Six months prior to the bombing, the Palestinian felon hired a group of self-professed “defectors” from the Iraqi army to do maintenance work on his low-income rental houses. On April 19, several witnesses watched in stunned amazement as their Middle Eastern co-workers expressed prideful excitement upon hearing the first radio broadcasts that Islamic extremists had claimed responsibility for the attack on the Murrah Building. The men cheered deliriously, exuberantly pledging their allegiance to the now deposed Iraqi dictator Saddam Hussein, vowing they would “die for Saddam.”
Nearly two dozen Oklahomans have signed sworn affidavits in which they accuse these ardent Saddam supporters and ex-enemy combatants of aiding and abetting McVeigh and Nichols.
The most incriminating testimony centered around one man – Hussain Hashem Al-Hussaini. Al-Hussaini not only fit the FBI’s physical description in the official arrest warrant for John Doe 2, but according to veteran law enforcement officials, was a dead ringer for the government’s profile sketch of the elusive suspect.
Witnesses identified this Iraqi immigrant socializing with McVeigh at an Oklahoma City nightclub prior to the bombing. An Oklahoma City gas station attendant also fingered Al-Hussaini as the customer who paid one hundred dollars cash to fill up a large Ryder truck with diesel fuel (key chemical component used in Ryder truck bomb) on eve of the bombing - April 18, 1995. The next morning, a maintenance working at the motel located adjacent to the service station observed what was very likely the same Ryder truck emanating an odorous stench of diesel, yet according to the witness, the gas cap bore a warning sticker which read: “Unleaded Fuel Only.”
Two witnesses named the Iraqi soldier as the dark-haired, olive-skinned male they observed timing his run at a breathless pace from the Murrah Building one block east shortly before daybreak on April 19. Moreover, several Oklahoma City residents claimed to have seen Al-Hussaini climbing into the cab of a Ryder truck that reeked of diesel fuel at a local motel an hour before the explosion. The witnesses indicated that Timothy McVeigh was seated behind the wheel of that moving van as it pulled off the lot and headed toward downtown.
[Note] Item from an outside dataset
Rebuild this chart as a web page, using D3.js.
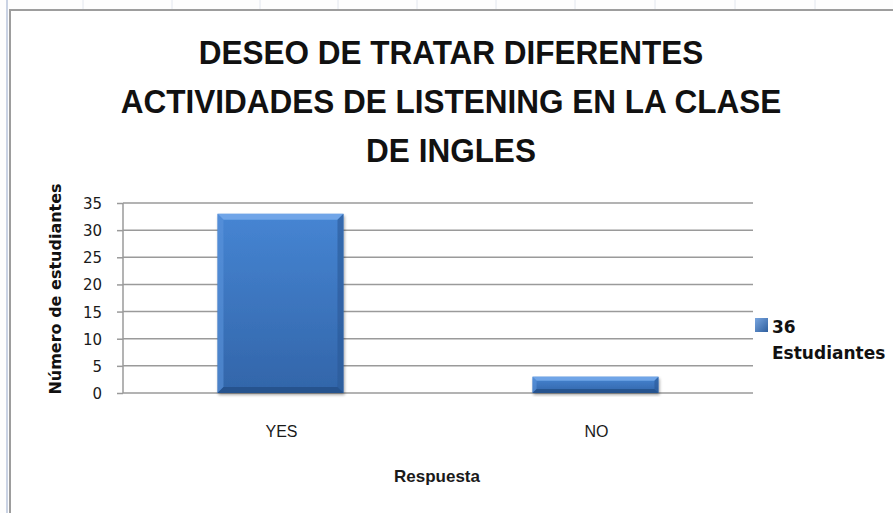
<!DOCTYPE html>
<html><head><meta charset="utf-8">
<script src="https://cdn.jsdelivr.net/npm/d3@7"></script>
<style>
html,body{margin:0;padding:0;background:#fff;}
svg{display:block;}
</style></head>
<body>
<svg id="c" width="893" height="513"></svg>
<script>
const titleLines = ["DESEO DE TRATAR DIFERENTES","ACTIVIDADES DE LISTENING EN LA CLASE","DE INGLES"];
const categories = ["YES","NO"];
const values = [33,3];
const yTicks = [0,5,10,15,20,25,30,35];
const seriesName = ["36","Estudiantes"];
const yTitle = "Número de estudiantes";
const xTitle = "Respuesta";

const svg = d3.select("#c");
const W=893,H=513;

// sheet background hints
svg.append("rect").attr("x",0).attr("y",0).attr("width",W).attr("height",H).attr("fill","#fdfdfd");
svg.append("line").attr("x1",7).attr("x2",7).attr("y1",0).attr("y2",H).attr("stroke","#c9d2e3").attr("stroke-width",2);
[83,172,260,338,417,496,575,655,735,815].forEach(xx=>{
  svg.append("line").attr("x1",xx).attr("x2",xx).attr("y1",0).attr("y2",9).attr("stroke","#e2e6ee").attr("stroke-width",1);
});
// chart frame
svg.append("rect").attr("x",10).attr("y",10).attr("width",W+20).attr("height",H+20)
  .attr("fill","#ffffff").attr("stroke","#9d9d9d").attr("stroke-width",2);

const defs = svg.append("defs");
const g1 = defs.append("linearGradient").attr("id","barG").attr("x1",0).attr("x2",0).attr("y1",0).attr("y2",1);
g1.append("stop").attr("offset","0%").attr("stop-color","#4685d3");
g1.append("stop").attr("offset","100%").attr("stop-color","#3265a9");
const gL = defs.append("linearGradient").attr("id","legG").attr("x1",0).attr("x2",1).attr("y1",0).attr("y2",1);
gL.append("stop").attr("offset","0%").attr("stop-color","#79a6e0");
gL.append("stop").attr("offset","100%").attr("stop-color","#2f5f9e");
const sh = defs.append("filter").attr("id","shadow").attr("x","-10%").attr("y","-10%").attr("width","130%").attr("height","130%");
sh.append("feGaussianBlur").attr("in","SourceAlpha").attr("stdDeviation",1.5);
sh.append("feOffset").attr("dx",1).attr("dy",1.5).attr("result","b");
sh.append("feComponentTransfer").append("feFuncA").attr("type","linear").attr("slope",0.35);
const mg = sh.append("feMerge"); mg.append("feMergeNode"); mg.append("feMergeNode").attr("in","SourceGraphic");

const x = d3.scaleBand().domain(categories).range([123,753]).paddingInner(0.6).paddingOuter(0.3);
const y = d3.scaleLinear().domain([0,35]).range([393,203]);

// axis and ticks
const gy = svg.append("g").attr("transform","translate(123,0)")
  .call(d3.axisLeft(y).tickValues(yTicks).tickSize(6).tickFormat(""));
gy.select(".domain").attr("stroke","#9a9a9a").attr("stroke-width",1.5).attr("d","M0,"+y(35)+"V"+y(0));
gy.selectAll(".tick line").attr("stroke","#9a9a9a").attr("stroke-width",1.5);
// gridlines
svg.append("g").selectAll("line").data(yTicks).join("line")
  .attr("x1",123).attr("x2",753).attr("y1",d=>y(d)).attr("y2",d=>y(d))
  .attr("stroke","#9a9a9a").attr("stroke-width",1.5);

// tick labels
svg.append("g").selectAll("text").data(yTicks).join("text")
  .attr("x",102).attr("y",d=>y(d)+6).attr("text-anchor","end")
  .attr("font-family","DejaVu Sans, Verdana, sans-serif").attr("font-size",15).attr("fill","#1a1a1a")
  .text(d=>d);

// bars
const bars = svg.append("g").selectAll("g").data(categories).join("g").attr("filter","url(#shadow)");
bars.each(function(c,i){
  const g=d3.select(this);
  const x0=x(c), w=x.bandwidth(), y0=y(values[i]), y1=y(0), h=y1-y0;
  const b=Math.min(6,h/4);
  g.append("rect").attr("x",x0).attr("y",y0).attr("width",w).attr("height",h).attr("fill","url(#barG)");
  g.append("path").attr("d",`M${x0},${y0}H${x0+w}L${x0+w-b},${y0+b}H${x0+b}Z`).attr("fill","#74a8ea").attr("opacity",0.9);
  g.append("path").attr("d",`M${x0},${y0}L${x0+b},${y0+b}V${y1-b}L${x0},${y1}Z`).attr("fill","#5c94dc").attr("opacity",0.6);
  g.append("path").attr("d",`M${x0+w},${y0}L${x0+w-b},${y0+b}V${y1-b}L${x0+w},${y1}Z`).attr("fill","#2a5896").attr("opacity",0.6);
  g.append("path").attr("d",`M${x0},${y1}L${x0+b},${y1-b}H${x0+w-b}L${x0+w},${y1}Z`).attr("fill","#234c84").attr("opacity",0.75);
});

// x labels
svg.append("g").selectAll("text").data(categories).join("text")
  .attr("x",d=>x(d)+x.bandwidth()/2+1).attr("y",437).attr("text-anchor","middle")
  .attr("font-family","Liberation Sans, Arial, sans-serif").attr("font-size",16).attr("fill","#1a1a1a")
  .text(d=>d);

// axis titles
svg.append("text").attr("x",437).attr("y",482).attr("text-anchor","middle")
  .attr("font-family","Liberation Sans, Arial, sans-serif").attr("font-weight","bold").attr("font-size",17).attr("fill","#1a1a1a")
  .text(xTitle);
svg.append("text").attr("transform","translate(61,289) rotate(-90)").attr("text-anchor","middle")
  .attr("font-family","DejaVu Sans, Verdana, sans-serif").attr("font-weight","bold").attr("font-size",16).attr("fill","#111")
  .text(yTitle);

// title
const tY=[64,113,162];
svg.append("g").attr("transform","translate(451,0) scale(0.955,1)")
  .selectAll("text").data(titleLines).join("text")
  .attr("x",0).attr("y",(d,i)=>tY[i]).attr("text-anchor","middle")
  .attr("font-family","Liberation Sans, Arial, sans-serif").attr("font-weight","bold")
  .attr("font-size",33).attr("fill","#111")
  .text(d=>d);

// legend
svg.append("rect").attr("x",755).attr("y",318).attr("width",13).attr("height",14).attr("fill","url(#legG)");
svg.append("g").selectAll("text").data(seriesName).join("text")
  .attr("x",772).attr("y",(d,i)=>333+i*26)
  .attr("font-family","DejaVu Sans, Verdana, sans-serif").attr("font-weight","bold").attr("font-size",17).attr("fill","#111")
  .text(d=>d);
</script>
</body></html>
Furthermore, the Iraqi soldier was positively identified sitting in the passenger seat of the Ryder truck next to McVeigh a few blocks north of the Murrah Building at 8:30 a.m., stepping out of that truck at ground zero directly in front of the ill-fated federal complex moments before the massive fertilizer/fuel oil bomb detonated, and speeding away from downtown in the driver’s seat of a brown Chevrolet pickup targeted by the FBI in an official teletype for foreign suspects.
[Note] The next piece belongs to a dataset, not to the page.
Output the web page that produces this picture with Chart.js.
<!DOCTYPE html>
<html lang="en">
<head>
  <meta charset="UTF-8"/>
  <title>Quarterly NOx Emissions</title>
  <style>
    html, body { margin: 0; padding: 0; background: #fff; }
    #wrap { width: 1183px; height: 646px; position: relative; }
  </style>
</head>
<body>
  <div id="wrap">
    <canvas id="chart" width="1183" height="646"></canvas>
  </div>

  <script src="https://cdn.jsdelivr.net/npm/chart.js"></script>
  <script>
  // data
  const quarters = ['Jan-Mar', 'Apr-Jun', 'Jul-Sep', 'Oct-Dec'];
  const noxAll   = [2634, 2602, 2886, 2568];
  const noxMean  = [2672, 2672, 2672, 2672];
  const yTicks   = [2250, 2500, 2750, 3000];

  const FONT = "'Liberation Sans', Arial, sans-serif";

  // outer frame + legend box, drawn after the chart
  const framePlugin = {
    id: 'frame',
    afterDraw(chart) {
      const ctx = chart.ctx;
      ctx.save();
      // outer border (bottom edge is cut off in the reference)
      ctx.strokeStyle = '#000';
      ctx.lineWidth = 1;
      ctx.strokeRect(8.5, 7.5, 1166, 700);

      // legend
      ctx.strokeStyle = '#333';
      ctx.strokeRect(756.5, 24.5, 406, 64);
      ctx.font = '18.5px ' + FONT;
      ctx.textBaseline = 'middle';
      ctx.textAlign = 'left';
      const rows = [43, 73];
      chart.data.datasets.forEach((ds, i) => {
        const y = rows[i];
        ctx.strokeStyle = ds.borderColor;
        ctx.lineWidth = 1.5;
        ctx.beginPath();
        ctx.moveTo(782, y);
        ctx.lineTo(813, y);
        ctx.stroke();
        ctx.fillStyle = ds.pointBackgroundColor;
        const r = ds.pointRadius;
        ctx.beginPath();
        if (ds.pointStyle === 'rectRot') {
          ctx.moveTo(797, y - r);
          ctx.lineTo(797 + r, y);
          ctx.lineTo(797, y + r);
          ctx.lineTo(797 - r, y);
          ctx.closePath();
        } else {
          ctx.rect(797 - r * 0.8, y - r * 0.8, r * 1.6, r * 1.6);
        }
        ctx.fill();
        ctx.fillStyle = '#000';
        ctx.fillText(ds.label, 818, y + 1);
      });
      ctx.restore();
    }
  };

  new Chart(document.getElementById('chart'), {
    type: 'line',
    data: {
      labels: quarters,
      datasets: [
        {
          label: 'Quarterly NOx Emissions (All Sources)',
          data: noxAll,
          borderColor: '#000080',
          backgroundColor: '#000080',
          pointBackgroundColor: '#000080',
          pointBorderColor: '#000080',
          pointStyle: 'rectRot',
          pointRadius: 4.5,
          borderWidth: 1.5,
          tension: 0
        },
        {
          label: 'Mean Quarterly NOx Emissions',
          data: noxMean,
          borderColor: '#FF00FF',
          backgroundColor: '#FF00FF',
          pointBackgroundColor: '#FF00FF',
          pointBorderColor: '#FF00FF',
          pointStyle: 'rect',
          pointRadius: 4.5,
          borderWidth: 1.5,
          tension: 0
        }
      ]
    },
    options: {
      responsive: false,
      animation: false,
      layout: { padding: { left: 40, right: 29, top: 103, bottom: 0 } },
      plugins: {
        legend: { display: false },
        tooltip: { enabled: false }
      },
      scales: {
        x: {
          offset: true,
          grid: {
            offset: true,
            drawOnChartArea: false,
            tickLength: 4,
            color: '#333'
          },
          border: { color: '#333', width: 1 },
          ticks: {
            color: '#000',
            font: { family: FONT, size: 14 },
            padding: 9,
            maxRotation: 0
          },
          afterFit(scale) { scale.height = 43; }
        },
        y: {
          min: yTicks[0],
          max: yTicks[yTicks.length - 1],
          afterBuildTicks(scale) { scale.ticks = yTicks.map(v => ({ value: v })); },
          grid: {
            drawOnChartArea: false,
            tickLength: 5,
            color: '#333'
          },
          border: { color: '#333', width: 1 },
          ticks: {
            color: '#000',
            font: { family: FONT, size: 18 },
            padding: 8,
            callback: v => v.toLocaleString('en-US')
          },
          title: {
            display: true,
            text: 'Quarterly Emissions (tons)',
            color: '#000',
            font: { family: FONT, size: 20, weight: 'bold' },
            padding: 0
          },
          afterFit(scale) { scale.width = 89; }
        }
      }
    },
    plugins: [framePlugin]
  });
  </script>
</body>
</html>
Five witnesses independently fingered Al-Hussaini and several of his Middle Eastern associates as frequent visitors at an Oklahoma City motel in the months, weeks, days, and hours leading up to 9:02 a.m. on April 19. On numerous occasions the Arab subjects were seen in the company of Timothy McVeigh, and during a few rare instances, associating with Terry Nichols. More significantly, detailed interviews with key witnesses proved conclusively that the man whom witnesses named as the nefarious “third terrorist” had no provable alibi for the critical hours of April 19.